Why mess around with a gun that MIGHT kill a deer when you can buy a 243, 6mm, etc, with little more recoil than a 410? Either of these two rifles with a front shoulder hit will penetrate vitals 90% of time, not 10% of the time a 410 will. My first gun was a 410 when I was 10. It's a real nice bird, small mammal, starter gun, just not a reliable deer gun.
The main reason to use a .410 in this situation is because that is what the OP has and asked about.
Regarding reliability, it is still where you hit them...bottom line.
I've killed about 150 whitetails with all manner of implements and I don't shoot them in the shoulder with anything, due to meat loss and the fact that the main mass of the vitals is a bit further back. The heart is tight behind the foreleg, and 1/4 to 1/3rd of the way up, surrounded by lungs. Clip the back edge of the front leg a little low of center and you're in the money.
I see these choreographed outdoor shows where they shoot the deer in the shoulder or high in the back to make a dramatic one shot knockdown for the camera, but they don't show the often-required follow up shot on a squirming animal, nor the bone chips and bullet frags in the 5 or 8 pounds of wasted meat, often backstraps, that went into the trash.
Deer are not at all hard to kill. A 40# bow will send a sharp arrow right through one and kill it dead. Killing 50 deer in a two year period on crop damage permits taught us a lot. We saw that a .22 short CB will shoot straight through a deer's rib cage area and penetrate the heart & lungs. The resulting reaction was very similar to an archery hit animal, but less spooked and quicker to go down.
A .410 slug is 1/4 ounce, or approximately 110 grains. At 1,800 fps muzzle velocity, muzzle energy is 790 fp, and at 50 yards, it's still 650 fp.
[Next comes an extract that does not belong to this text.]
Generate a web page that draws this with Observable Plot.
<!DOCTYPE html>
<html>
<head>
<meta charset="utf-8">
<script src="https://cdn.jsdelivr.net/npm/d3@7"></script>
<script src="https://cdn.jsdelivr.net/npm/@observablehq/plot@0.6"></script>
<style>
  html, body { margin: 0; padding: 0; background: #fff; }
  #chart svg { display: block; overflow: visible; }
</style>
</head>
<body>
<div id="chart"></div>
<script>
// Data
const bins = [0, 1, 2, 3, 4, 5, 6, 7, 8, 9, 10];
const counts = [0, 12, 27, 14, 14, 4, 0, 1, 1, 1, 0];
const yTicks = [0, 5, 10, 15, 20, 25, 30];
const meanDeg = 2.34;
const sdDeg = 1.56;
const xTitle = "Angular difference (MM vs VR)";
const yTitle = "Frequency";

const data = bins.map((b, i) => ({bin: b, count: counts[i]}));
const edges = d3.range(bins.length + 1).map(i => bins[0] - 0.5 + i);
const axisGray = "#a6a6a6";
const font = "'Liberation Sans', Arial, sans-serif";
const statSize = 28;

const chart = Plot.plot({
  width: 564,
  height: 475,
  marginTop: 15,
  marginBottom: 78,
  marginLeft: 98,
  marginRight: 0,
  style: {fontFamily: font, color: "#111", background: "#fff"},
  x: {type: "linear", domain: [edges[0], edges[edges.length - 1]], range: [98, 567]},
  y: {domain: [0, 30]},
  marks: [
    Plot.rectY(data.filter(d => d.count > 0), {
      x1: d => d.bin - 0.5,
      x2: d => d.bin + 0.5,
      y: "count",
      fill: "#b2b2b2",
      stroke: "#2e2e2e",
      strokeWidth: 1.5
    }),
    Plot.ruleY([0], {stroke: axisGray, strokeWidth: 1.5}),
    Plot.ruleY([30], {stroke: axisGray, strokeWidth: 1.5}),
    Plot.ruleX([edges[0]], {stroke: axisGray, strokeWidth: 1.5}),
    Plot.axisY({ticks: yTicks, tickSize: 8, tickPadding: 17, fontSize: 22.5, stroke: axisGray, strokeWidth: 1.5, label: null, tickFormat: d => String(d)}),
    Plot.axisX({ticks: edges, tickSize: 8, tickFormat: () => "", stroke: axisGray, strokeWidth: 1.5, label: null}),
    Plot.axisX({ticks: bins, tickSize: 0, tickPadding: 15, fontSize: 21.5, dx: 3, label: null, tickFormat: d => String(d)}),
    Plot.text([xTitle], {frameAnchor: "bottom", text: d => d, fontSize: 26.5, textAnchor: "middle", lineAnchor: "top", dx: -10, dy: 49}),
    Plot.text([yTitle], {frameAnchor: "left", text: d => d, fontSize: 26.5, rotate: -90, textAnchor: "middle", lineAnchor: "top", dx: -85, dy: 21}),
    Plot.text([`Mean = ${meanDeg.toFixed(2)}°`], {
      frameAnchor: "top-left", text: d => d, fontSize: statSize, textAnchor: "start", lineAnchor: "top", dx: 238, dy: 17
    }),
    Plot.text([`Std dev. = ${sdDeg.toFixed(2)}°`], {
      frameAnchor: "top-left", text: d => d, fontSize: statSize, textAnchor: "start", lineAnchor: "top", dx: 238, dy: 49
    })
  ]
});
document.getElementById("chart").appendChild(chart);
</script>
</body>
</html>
A .357 Mag, which most states allow for deer, and is approved by most people who handgun hunt, only develops 1,500 fps with the same weight bullet, for a muzzle energy of 550 fp and 450 at 50 yards.
One could realistically say that the .410 delivers more energy at 50 yards than a .357 at the muzzle....20% more.
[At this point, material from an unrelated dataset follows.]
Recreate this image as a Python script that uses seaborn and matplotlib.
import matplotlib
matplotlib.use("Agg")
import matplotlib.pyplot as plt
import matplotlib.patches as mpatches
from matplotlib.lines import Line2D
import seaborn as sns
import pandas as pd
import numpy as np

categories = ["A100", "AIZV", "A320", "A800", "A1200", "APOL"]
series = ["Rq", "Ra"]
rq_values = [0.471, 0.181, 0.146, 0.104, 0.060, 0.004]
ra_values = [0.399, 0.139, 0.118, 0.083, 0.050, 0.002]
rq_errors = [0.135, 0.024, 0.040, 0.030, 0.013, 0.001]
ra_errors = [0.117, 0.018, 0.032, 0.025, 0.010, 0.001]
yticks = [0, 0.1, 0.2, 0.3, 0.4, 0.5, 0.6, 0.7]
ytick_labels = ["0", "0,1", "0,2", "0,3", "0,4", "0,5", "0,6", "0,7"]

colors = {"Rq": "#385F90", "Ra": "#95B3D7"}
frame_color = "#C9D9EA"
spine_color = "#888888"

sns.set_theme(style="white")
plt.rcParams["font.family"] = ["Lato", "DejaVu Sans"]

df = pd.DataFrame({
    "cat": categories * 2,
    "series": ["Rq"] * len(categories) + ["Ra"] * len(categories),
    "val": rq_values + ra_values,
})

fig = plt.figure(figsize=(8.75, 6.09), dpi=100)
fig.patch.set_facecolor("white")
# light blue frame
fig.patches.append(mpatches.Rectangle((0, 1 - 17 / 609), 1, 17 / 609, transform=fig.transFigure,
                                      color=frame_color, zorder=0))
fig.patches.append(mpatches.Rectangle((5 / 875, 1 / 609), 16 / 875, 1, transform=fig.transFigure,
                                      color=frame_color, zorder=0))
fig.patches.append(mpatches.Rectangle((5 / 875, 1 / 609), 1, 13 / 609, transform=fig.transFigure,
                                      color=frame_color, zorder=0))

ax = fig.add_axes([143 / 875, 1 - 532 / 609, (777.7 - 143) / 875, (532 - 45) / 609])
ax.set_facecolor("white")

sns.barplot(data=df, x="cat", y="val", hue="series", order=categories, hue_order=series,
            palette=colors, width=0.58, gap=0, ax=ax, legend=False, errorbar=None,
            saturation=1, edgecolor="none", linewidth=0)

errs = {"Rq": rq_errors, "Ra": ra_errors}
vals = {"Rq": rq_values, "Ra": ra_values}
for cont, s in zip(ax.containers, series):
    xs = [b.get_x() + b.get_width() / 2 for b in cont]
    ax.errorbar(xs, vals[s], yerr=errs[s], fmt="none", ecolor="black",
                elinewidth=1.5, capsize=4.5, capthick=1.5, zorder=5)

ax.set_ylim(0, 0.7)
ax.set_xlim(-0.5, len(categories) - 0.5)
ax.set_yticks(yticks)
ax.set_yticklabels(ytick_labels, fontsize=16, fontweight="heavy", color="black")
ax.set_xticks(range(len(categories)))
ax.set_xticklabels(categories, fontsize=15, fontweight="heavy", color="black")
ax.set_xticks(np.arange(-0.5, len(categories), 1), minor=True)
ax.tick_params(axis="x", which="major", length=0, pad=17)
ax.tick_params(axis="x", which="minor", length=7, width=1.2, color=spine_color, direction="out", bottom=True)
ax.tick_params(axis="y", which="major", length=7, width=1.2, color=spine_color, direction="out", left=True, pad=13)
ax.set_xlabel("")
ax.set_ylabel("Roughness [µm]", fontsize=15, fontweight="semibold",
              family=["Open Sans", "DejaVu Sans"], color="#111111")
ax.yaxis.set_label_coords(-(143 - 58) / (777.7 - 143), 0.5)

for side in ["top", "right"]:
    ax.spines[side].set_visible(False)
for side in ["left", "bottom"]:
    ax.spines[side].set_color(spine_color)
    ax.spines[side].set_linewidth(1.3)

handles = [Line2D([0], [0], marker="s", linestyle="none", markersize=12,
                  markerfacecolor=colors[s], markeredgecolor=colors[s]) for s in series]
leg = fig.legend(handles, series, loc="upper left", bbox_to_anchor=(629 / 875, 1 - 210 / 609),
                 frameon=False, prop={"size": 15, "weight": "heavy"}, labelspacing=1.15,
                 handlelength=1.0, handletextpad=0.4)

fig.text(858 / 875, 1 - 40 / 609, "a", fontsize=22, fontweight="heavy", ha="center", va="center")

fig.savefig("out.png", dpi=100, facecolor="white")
But even after discussing that, I've gotta continue to point out that power is not the issue at all, its where we plant the bullet, or arrow.
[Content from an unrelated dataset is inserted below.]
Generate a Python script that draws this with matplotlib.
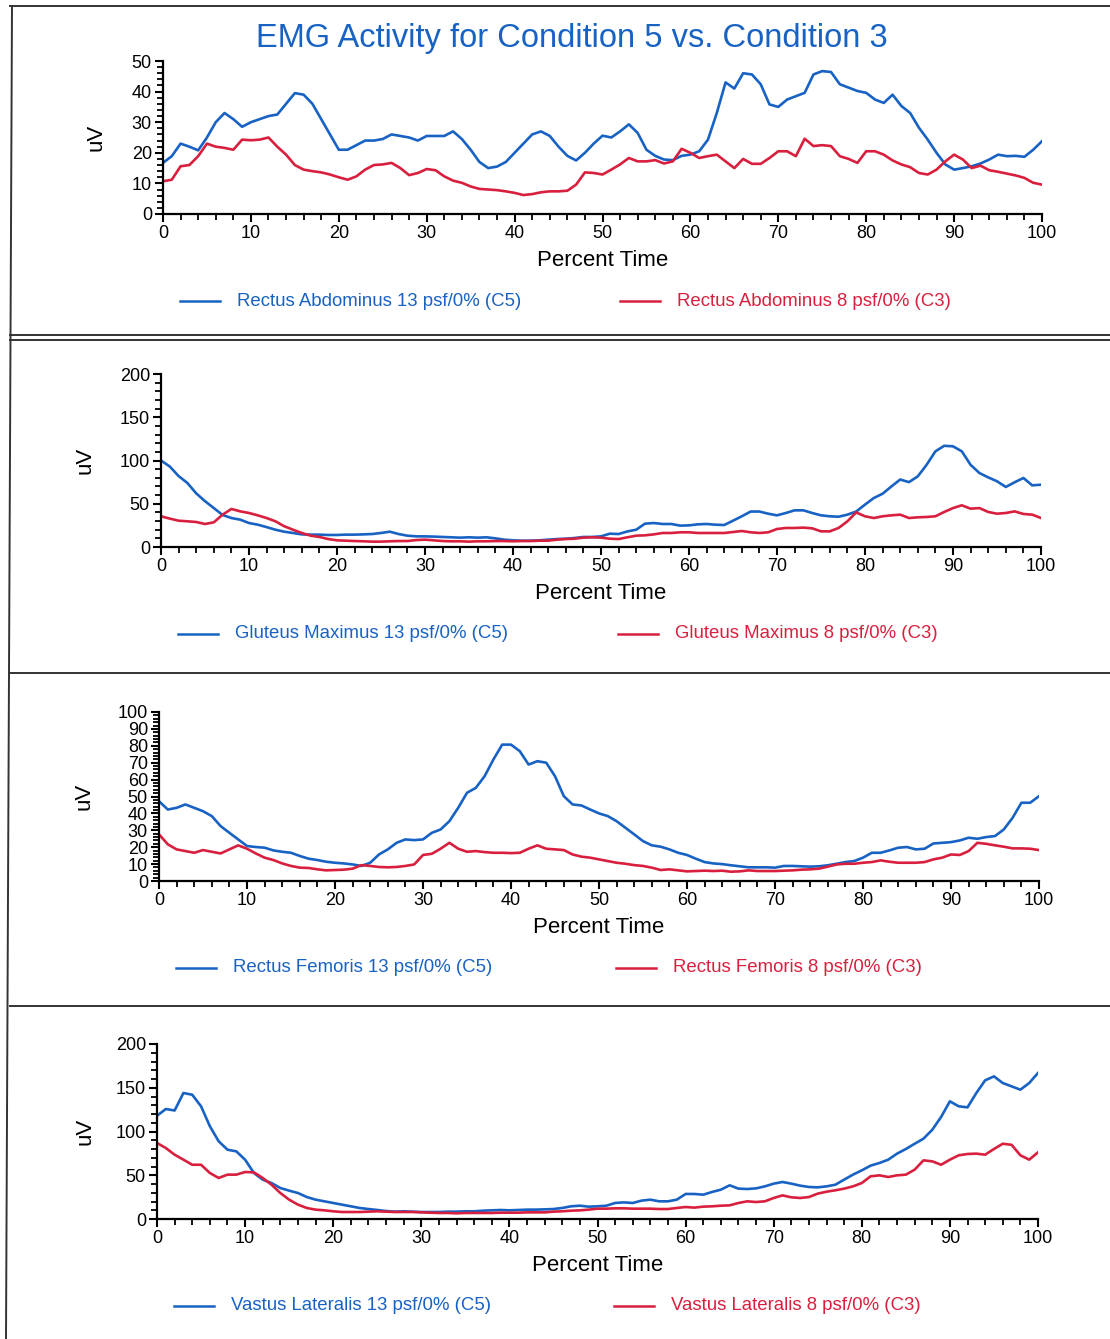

The biggest limitation with smaller calibers is that you must be more particular in shot placement and just shooting them in the shoulder is not usually ideal with anything.
One of my students hunts elk with both a .260 Remington and with his .300 WinMag. The .300 WinMag's additional penetration capability affords him a lot of shot flexibility, and this is the rifle he chooses for his trophy hunts. He doesn't have to pass up many "reasonable" shots and can shoot one quartering away, for example, or even through the shoulders, and can still expect good results. He uses his .260 for shooting culls at his friend's ranch. He is extremely careful with his shots with such a small bullet, and would decline a quartering away animal or just a shoulder shot, but when he puts it through the ribs, the bullets make it all the way through and kill the elk dead as anything.
Were we given free choice, a small caliber rifle with decent sights or a scope would be an easier tool to use, and certainly affords us a little more shot placement flexibility, but we're not..,
If the OP's child can plant that .410 slug with certainty, it will surely kill a deer. As I had suggested before, the test is how that particular gun shoots slugs and whether it can be depended upon to place them correctly.
BTW, I got my first gun at 10 also, and it was a .410 as well, a double barrel Savage 311. Great little gun, still have it. Hunted almost everything with it, but never shot a deer.